Alberta Passes Legislation to Repeal Provincial Carbon Tax
Shortly after Alberta’s United Conservative Party won a majority mandate, Premier Jason Kenney announced the first order of business for his government would be to “repeal the carbon tax, implement the Job Creation Tax Cut, cut red tape and open Alberta for business.” As part of the “Spring of Renewal,” the Government of Alberta subsequently introduced Bill 1: An Act to Repeal the Carbon Tax, Bill 2: An Act to Make Alberta Open for Business, Bill 3: Job Creation Tax Cut (Alberta Corporate Tax Amendment) Act, and Bill 4: Red Tape Reduction Act.

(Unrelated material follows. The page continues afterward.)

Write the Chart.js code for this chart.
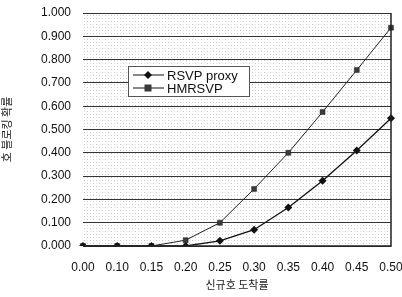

Under the Climate Leadership Act, the Government of Alberta had charged a carbon tax on the purchase of “diesel, gasoline, natural gas and propane at the gas station and on heating bills.” Electricity and certain fuels were exempt from the tax. For 2018-2019, the carbon tax was 8.03¢/L for diesel, 6.73¢/L for gasoline, 1.517$/GJ for natural gas, and 4.62¢/L for propane. Certain rebates were available to Albertans to help reduce the financial impact of the carbon tax.
Bill 1 repeals the Climate Leadership Act as of May 30, 2019. On June 4, 2019, Bill 1 received Royal Assent. When introducing Bill 1, Premier Kenney stated that repealing the provincial carbon tax “will lift a burden of $1.4 billion off the Alberta economy, will save families as much as $1,150 per year, will save small businesses on average $4,500 per year, and will, according to economists, lead to the creation of at least 6,000 new full-time jobs.”
After Premier Kenney announced that his government will repeal the provincial carbon tax, the Government of Canada committed to imposing a federal carbon tax on Alberta, also known as the federal carbon pricing backstop. Earlier this week, Canada’s Minister of Environment and Climate Change, Catherine McKenna, stated that the federal backstop will come into effect in Alberta starting January 2020. The backstop applies to any jurisdiction that does not have a price on carbon. Previously, Alberta’s carbon tax was $30 a tonne. By comparison, the federal carbon tax is currently $20 a tonne and is expected to rise to $50 a tonne by 2022. The federal government has already imposed the backstop on Ontario, New Brunswick, Manitoba and Saskatchewan.
Premier Kenney has announced that Alberta will challenge the constitutionality of the federal carbon tax. Ontario and Saskatchewan have launched similar legal challenges. As we previously discussed, the Saskatchewan Court of Appeal held that climate change is a matter of national importance and therefore the federal carbon tax is valid. Shortly after the decision was rendered, Saskatchewan Premier Scott Moe announced that the province will appeal to the Supreme Court of Canada. The Ontario Court of Appeal heard arguments earlier this year, but has not yet rendered a decision.